YOUR OBJECTIVE – Give an exact copy of every line, leaving images out.

DATASET CONTENT –
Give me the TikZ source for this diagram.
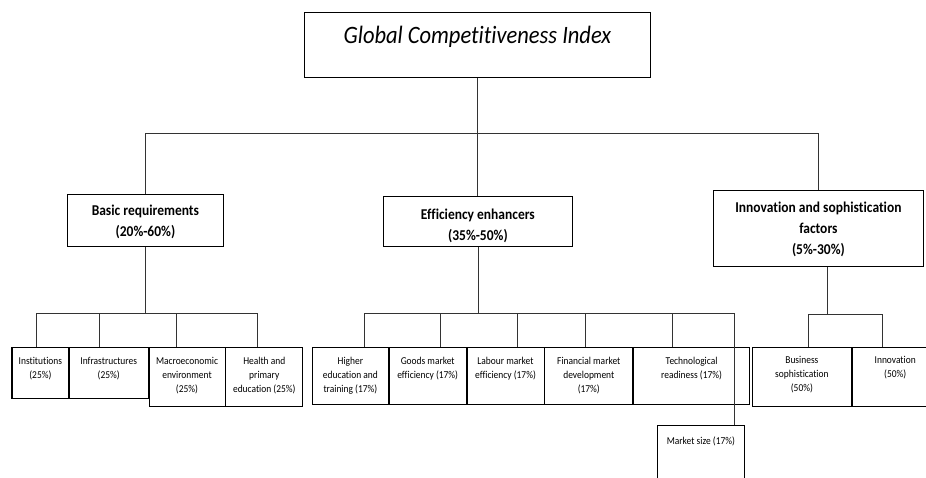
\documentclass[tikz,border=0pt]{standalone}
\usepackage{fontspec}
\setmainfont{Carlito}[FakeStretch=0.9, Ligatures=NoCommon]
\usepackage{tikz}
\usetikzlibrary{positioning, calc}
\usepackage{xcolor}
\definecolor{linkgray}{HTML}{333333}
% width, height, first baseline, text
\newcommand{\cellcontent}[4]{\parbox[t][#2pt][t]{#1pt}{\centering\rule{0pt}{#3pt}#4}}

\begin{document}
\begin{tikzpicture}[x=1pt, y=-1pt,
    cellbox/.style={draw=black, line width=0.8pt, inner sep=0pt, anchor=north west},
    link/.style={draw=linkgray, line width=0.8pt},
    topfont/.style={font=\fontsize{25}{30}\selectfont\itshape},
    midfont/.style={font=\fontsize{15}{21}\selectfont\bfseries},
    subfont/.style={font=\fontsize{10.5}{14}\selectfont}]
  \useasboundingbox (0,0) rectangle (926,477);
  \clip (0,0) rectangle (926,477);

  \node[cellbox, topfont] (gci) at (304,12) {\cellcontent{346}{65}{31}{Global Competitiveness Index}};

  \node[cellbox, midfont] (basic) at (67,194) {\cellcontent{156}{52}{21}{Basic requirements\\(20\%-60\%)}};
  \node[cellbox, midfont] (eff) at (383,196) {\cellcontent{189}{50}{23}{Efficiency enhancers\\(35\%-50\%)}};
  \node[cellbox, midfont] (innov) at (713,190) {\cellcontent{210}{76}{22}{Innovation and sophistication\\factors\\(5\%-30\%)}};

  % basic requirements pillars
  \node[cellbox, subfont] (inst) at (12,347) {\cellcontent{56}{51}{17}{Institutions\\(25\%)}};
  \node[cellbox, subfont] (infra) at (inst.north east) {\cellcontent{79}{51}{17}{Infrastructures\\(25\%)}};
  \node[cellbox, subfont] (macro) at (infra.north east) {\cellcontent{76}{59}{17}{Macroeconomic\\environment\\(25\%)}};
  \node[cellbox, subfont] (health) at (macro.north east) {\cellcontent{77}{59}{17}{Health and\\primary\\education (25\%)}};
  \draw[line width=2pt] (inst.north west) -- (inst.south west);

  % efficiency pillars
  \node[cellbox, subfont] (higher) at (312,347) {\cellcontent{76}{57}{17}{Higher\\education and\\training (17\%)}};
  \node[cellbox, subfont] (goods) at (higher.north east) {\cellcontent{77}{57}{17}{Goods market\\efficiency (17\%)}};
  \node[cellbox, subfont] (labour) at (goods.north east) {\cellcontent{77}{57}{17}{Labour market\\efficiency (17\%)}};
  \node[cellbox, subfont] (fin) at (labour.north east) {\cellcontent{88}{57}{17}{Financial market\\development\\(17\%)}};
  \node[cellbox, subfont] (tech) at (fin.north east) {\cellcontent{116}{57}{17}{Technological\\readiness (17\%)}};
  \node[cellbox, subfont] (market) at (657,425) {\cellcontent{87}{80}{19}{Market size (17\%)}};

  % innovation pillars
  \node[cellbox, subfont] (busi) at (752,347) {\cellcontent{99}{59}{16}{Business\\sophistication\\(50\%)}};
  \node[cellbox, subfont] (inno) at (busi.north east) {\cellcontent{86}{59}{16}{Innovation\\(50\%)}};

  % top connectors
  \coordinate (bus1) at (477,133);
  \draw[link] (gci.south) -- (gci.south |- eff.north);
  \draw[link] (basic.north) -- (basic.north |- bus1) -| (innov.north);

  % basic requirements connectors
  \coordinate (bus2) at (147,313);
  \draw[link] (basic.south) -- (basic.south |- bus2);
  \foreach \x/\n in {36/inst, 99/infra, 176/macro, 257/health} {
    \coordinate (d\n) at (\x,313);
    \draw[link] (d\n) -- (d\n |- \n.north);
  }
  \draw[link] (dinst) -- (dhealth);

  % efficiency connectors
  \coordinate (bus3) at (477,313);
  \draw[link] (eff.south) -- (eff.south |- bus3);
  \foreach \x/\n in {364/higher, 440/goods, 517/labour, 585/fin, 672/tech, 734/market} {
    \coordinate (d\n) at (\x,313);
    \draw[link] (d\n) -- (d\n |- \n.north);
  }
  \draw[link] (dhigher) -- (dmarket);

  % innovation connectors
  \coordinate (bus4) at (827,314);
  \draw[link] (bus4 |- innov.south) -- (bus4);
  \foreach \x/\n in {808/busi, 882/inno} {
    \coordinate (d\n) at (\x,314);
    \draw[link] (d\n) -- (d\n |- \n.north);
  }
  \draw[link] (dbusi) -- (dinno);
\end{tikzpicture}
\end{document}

FINAL ANSWER –
Give me the TikZ source for this diagram.
\documentclass[tikz,border=0pt]{standalone}
\usepackage{fontspec}
\setmainfont{Carlito}[FakeStretch=0.9, Ligatures=NoCommon]
\usepackage{tikz}
\usetikzlibrary{positioning, calc}
\usepackage{xcolor}
\definecolor{linkgray}{HTML}{333333}
% width, height, first baseline, text
\newcommand{\cellcontent}[4]{\parbox[t][#2pt][t]{#1pt}{\centering\rule{0pt}{#3pt}#4}}

\begin{document}
\begin{tikzpicture}[x=1pt, y=-1pt,
    cellbox/.style={draw=black, line width=0.8pt, inner sep=0pt, anchor=north west},
    link/.style={draw=linkgray, line width=0.8pt},
    topfont/.style={font=\fontsize{25}{30}\selectfont\itshape},
    midfont/.style={font=\fontsize{15}{21}\selectfont\bfseries},
    subfont/.style={font=\fontsize{10.5}{14}\selectfont}]
  \useasboundingbox (0,0) rectangle (926,477);
  \clip (0,0) rectangle (926,477);

  \node[cellbox, topfont] (gci) at (304,12) {\cellcontent{346}{65}{31}{Global Competitiveness Index}};

  \node[cellbox, midfont] (basic) at (67,194) {\cellcontent{156}{52}{21}{Basic requirements\\(20\%-60\%)}};
  \node[cellbox, midfont] (eff) at (383,196) {\cellcontent{189}{50}{23}{Efficiency enhancers\\(35\%-50\%)}};
  \node[cellbox, midfont] (innov) at (713,190) {\cellcontent{210}{76}{22}{Innovation and sophistication\\factors\\(5\%-30\%)}};

  % basic requirements pillars
  \node[cellbox, subfont] (inst) at (12,347) {\cellcontent{56}{51}{17}{Institutions\\(25\%)}};
  \node[cellbox, subfont] (infra) at (inst.north east) {\cellcontent{79}{51}{17}{Infrastructures\\(25\%)}};
  \node[cellbox, subfont] (macro) at (infra.north east) {\cellcontent{76}{59}{17}{Macroeconomic\\environment\\(25\%)}};
  \node[cellbox, subfont] (health) at (macro.north east) {\cellcontent{77}{59}{17}{Health and\\primary\\education (25\%)}};
  \draw[line width=2pt] (inst.north west) -- (inst.south west);

  % efficiency pillars
  \node[cellbox, subfont] (higher) at (312,347) {\cellcontent{76}{57}{17}{Higher\\education and\\training (17\%)}};
  \node[cellbox, subfont] (goods) at (higher.north east) {\cellcontent{77}{57}{17}{Goods market\\efficiency (17\%)}};
  \node[cellbox, subfont] (labour) at (goods.north east) {\cellcontent{77}{57}{17}{Labour market\\efficiency (17\%)}};
  \node[cellbox, subfont] (fin) at (labour.north east) {\cellcontent{88}{57}{17}{Financial market\\development\\(17\%)}};
  \node[cellbox, subfont] (tech) at (fin.north east) {\cellcontent{116}{57}{17}{Technological\\readiness (17\%)}};
  \node[cellbox, subfont] (market) at (657,425) {\cellcontent{87}{80}{19}{Market size (17\%)}};

  % innovation pillars
  \node[cellbox, subfont] (busi) at (752,347) {\cellcontent{99}{59}{16}{Business\\sophistication\\(50\%)}};
  \node[cellbox, subfont] (inno) at (busi.north east) {\cellcontent{86}{59}{16}{Innovation\\(50\%)}};

  % top connectors
  \coordinate (bus1) at (477,133);
  \draw[link] (gci.south) -- (gci.south |- eff.north);
  \draw[link] (basic.north) -- (basic.north |- bus1) -| (innov.north);

  % basic requirements connectors
  \coordinate (bus2) at (147,313);
  \draw[link] (basic.south) -- (basic.south |- bus2);
  \foreach \x/\n in {36/inst, 99/infra, 176/macro, 257/health} {
    \coordinate (d\n) at (\x,313);
    \draw[link] (d\n) -- (d\n |- \n.north);
  }
  \draw[link] (dinst) -- (dhealth);

  % efficiency connectors
  \coordinate (bus3) at (477,313);
  \draw[link] (eff.south) -- (eff.south |- bus3);
  \foreach \x/\n in {364/higher, 440/goods, 517/labour, 585/fin, 672/tech, 734/market} {
    \coordinate (d\n) at (\x,313);
    \draw[link] (d\n) -- (d\n |- \n.north);
  }
  \draw[link] (dhigher) -- (dmarket);

  % innovation connectors
  \coordinate (bus4) at (827,314);
  \draw[link] (bus4 |- innov.south) -- (bus4);
  \foreach \x/\n in {808/busi, 882/inno} {
    \coordinate (d\n) at (\x,314);
    \draw[link] (d\n) -- (d\n |- \n.north);
  }
  \draw[link] (dbusi) -- (dinno);
\end{tikzpicture}
\end{document}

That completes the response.